• [Work to be completed] Return precisely the span of lines from the top of the material below to the line containing "Chart.register(...registerables);", both included. Pictures are excluded.

:::::

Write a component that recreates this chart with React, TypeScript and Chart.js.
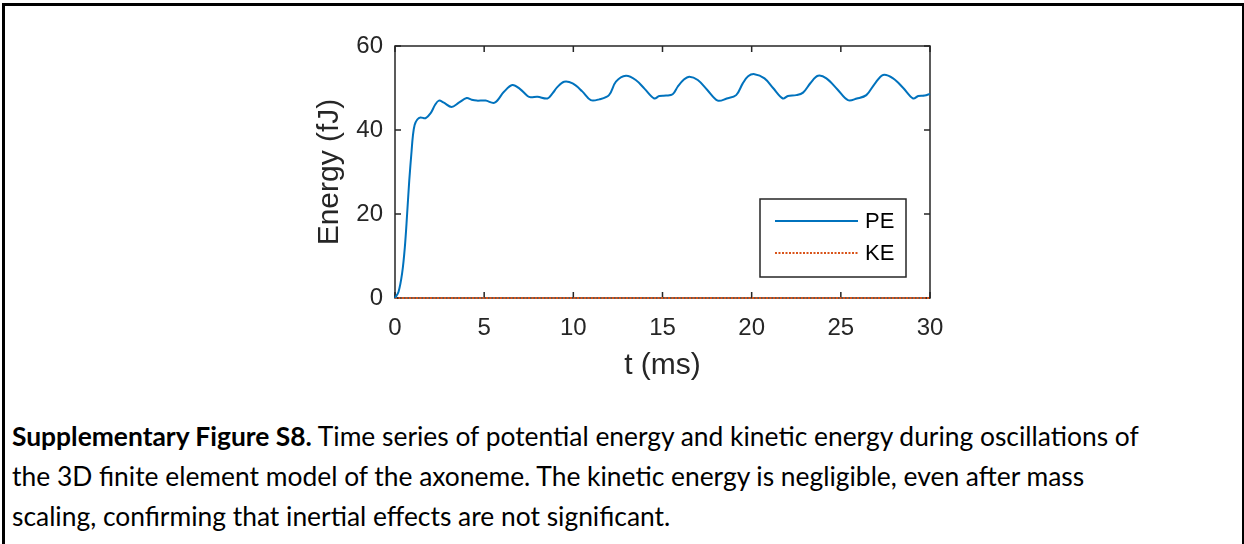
import React, { useEffect, useRef } from "react";
import { Chart, registerables } from "chart.js";

Chart.register(...registerables);

const timeMs = [0, 0.2, 0.4, 0.55, 0.68, 0.8, 0.93, 1.0, 1.1, 1.25, 1.43, 1.71, 2.0, 2.25, 2.46, 2.74, 3.17, 3.58, 4.02, 4.3, 4.58, 5.08, 5.59, 6.11, 6.58, 7.0, 7.43, 7.61, 7.99, 8.55, 8.83, 9.1, 9.48, 9.96, 10.5, 10.98, 11.45, 12.0, 12.39, 12.95, 13.5, 14.0, 14.54, 14.82, 15.2, 15.57, 15.85, 16.2, 16.51, 16.98, 17.5, 18.1, 18.6, 19.13, 19.5, 19.8, 20.16, 20.72, 21.2, 21.75, 22.03, 22.5, 22.88, 23.3, 23.72, 24.19, 24.8, 25.4, 25.9, 26.43, 26.9, 27.37, 27.93, 28.5, 29.06, 29.34, 29.7, 30];
const potentialEnergy = [0, 1.5, 5.9, 12, 20, 28, 35, 38.5, 41.2, 42.5, 43.0, 42.8, 44.0, 46.0, 47.0, 46.5, 45.5, 46.5, 47.6, 47.2, 47.0, 47.0, 46.5, 49.1, 50.7, 49.8, 48.1, 47.8, 47.9, 47.5, 48.7, 50.2, 51.5, 51.1, 49.2, 47.1, 47.3, 48.3, 51.5, 52.9, 51.9, 49.8, 47.5, 48.1, 48.2, 48.5, 50.3, 52.0, 52.7, 51.9, 49.6, 47.0, 47.5, 48.3, 51.1, 52.8, 53.3, 52.3, 50.0, 47.5, 48.1, 48.3, 48.9, 51.2, 52.9, 52.3, 49.7, 47.1, 47.5, 48.3, 51.0, 53.1, 52.3, 50.0, 47.5, 48.1, 48.2, 48.6];
const kineticEnergy = timeMs.map(() => 0);

const seriesLabels = ["PE", "KE"];
const xTicks = [0, 5, 10, 15, 20, 25, 30];
const yTicks = [0, 20, 40, 60];
const xTitle = "t (ms)";
const yTitle = "Energy (fJ)";

const PE_COLOR = "#0072BD";
const KE_COLOR = "#D95319";
const AXIS_COLOR = "#262626";
const FONT = "'Liberation Sans', Arial, Helvetica, sans-serif";

const boxPlugin = {
  id: "matlabBox",
  beforeDatasetsDraw(chart: any) {
    const { ctx, chartArea: a, scales } = chart;
    ctx.save();
    ctx.strokeStyle = AXIS_COLOR;
    ctx.lineWidth = 1.5;
    ctx.strokeRect(a.left, a.top, a.right - a.left, a.bottom - a.top);
    const tl = 6;
    ctx.beginPath();
    for (const v of xTicks) {
      const px = scales.x.getPixelForValue(v);
      ctx.moveTo(px, a.bottom);
      ctx.lineTo(px, a.bottom - tl);
      ctx.moveTo(px, a.top);
      ctx.lineTo(px, a.top + tl);
    }
    for (const v of yTicks) {
      const py = scales.y.getPixelForValue(v);
      ctx.moveTo(a.left, py);
      ctx.lineTo(a.left + tl, py);
      ctx.moveTo(a.right, py);
      ctx.lineTo(a.right - tl, py);
    }
    ctx.stroke();
    ctx.restore();
  },
  afterDatasetsDraw(chart: any) {
    const { ctx, chartArea: a } = chart;
    ctx.save();
    const bx = a.right - 170;
    const by = a.top + 153;
    const bw = 146;
    const bh = 78;
    ctx.fillStyle = "#ffffff";
    ctx.fillRect(bx, by, bw, bh);
    ctx.strokeStyle = AXIS_COLOR;
    ctx.lineWidth = 1.5;
    ctx.strokeRect(bx, by, bw, bh);
    const rows = [
      { label: seriesLabels[0], color: PE_COLOR, dash: [] as number[], y: by + 22 },
      { label: seriesLabels[1], color: KE_COLOR, dash: [2, 1.5], y: by + 54 },
    ];
    ctx.font = `22px ${FONT}`;
    ctx.textBaseline = "middle";
    ctx.textAlign = "left";
    for (const r of rows) {
      ctx.beginPath();
      ctx.setLineDash(r.dash);
      ctx.strokeStyle = r.color;
      ctx.lineWidth = 2;
      ctx.moveTo(bx + 15, r.y);
      ctx.lineTo(bx + 98, r.y);
      ctx.stroke();
      ctx.setLineDash([]);
      ctx.fillStyle = "#000000";
      ctx.fillText(r.label, bx + 105, r.y + 1);
    }
    ctx.restore();
  },
};

function EnergyChart() {
  const ref = useRef<HTMLCanvasElement>(null);
  useEffect(() => {
    if (!ref.current) return;
    const chart = new Chart(ref.current, {
      type: "line",
      data: {
        datasets: [
          {
            label: seriesLabels[0],
            data: timeMs.map((t, i) => ({ x: t, y: potentialEnergy[i] })),
            borderColor: PE_COLOR,
            borderWidth: 2,
            pointRadius: 0,
            tension: 0.35,
            clip: false as any,
          },
          {
            label: seriesLabels[1],
            data: timeMs.map((t, i) => ({ x: t, y: kineticEnergy[i] })),
            borderColor: KE_COLOR,
            borderWidth: 2,
            borderDash: [2, 1.5],
            pointRadius: 0,
            tension: 0,
            clip: false as any,
          },
        ],
      },
      options: {
        animation: false,
        responsive: false,
        maintainAspectRatio: false,
        layout: { padding: { left: 300, right: 314, top: 46, bottom: 16 } },
        plugins: { legend: { display: false }, tooltip: { enabled: false } },
        scales: {
          x: {
            type: "linear",
            min: 0,
            max: 30,
            border: { display: false },
            grid: { display: false, drawTicks: false },
            afterFit: (s: any) => { s.height = 86; },
            afterBuildTicks: (s: any) => { s.ticks = xTicks.map((v) => ({ value: v })); },
            ticks: {
              color: AXIS_COLOR,
              padding: 16,
              maxRotation: 0,
              autoSkip: false,
              font: { family: FONT, size: 24 },
            },
            title: {
              display: true,
              text: xTitle,
              color: AXIS_COLOR,
              padding: { top: 0, bottom: 0 },
              font: { family: FONT, size: 30 },
            },
          },
          y: {
            type: "linear",
            min: 0,
            max: 60,
            border: { display: false },
            grid: { display: false, drawTicks: false },
            afterFit: (s: any) => { s.width = 95; },
            afterBuildTicks: (s: any) => { s.ticks = yTicks.map((v) => ({ value: v })); },
            ticks: {
              color: AXIS_COLOR,
              padding: 12,
              font: { family: FONT, size: 24 },
            },
            title: {
              display: true,
              text: yTitle,
              color: AXIS_COLOR,
              padding: { top: 12, bottom: 0 },
              font: { family: FONT, size: 30 },
            },
          },
        },
      },
      plugins: [boxPlugin],
    });
    return () => chart.destroy();
  }, []);
  return (
    <canvas
      ref={ref}
      width={1244}
      height={400}
      style={{ position: "absolute", left: 0, top: 0, width: 1244, height: 400 }}
    />
  );
}

export default function App() {
  const captionStyle: React.CSSProperties = {
    position: "absolute",
    left: 12,
    top: 416,
    fontFamily: "Lato, 'Open Sans', sans-serif",
    fontSize: 26.4,
    lineHeight: "40px",
    color: "#000",
    whiteSpace: "nowrap",
  };
  return (
    <div style={{ position: "fixed", left: 0, top: 0, width: 1244, height: 544, background: "#fff", overflow: "hidden" }}>
      <div
        style={{
          position: "absolute",
          left: 2,
          top: 3,
          width: 1237,
          height: 600,
          borderTop: "3px solid #000",
          borderLeft: "3px solid #000",
          borderRight: "3px solid #000",
        }}
      />
      <EnergyChart />
      <div style={captionStyle}>
        <div>
          <b>Supplementary Figure S8.</b> Time series of potential energy and kinetic energy during oscillations of
        </div>
        <div>the 3D finite element model of the axoneme. The kinetic energy is negligible, even after mass</div>
        <div>scaling, confirming that inertial effects are not significant.</div>
      </div>
    </div>
  );
}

:::::

• [Output for this task]
Write a component that recreates this chart with React, TypeScript and Chart.js.
import React, { useEffect, useRef } from "react";
import { Chart, registerables } from "chart.js";

Chart.register(...registerables);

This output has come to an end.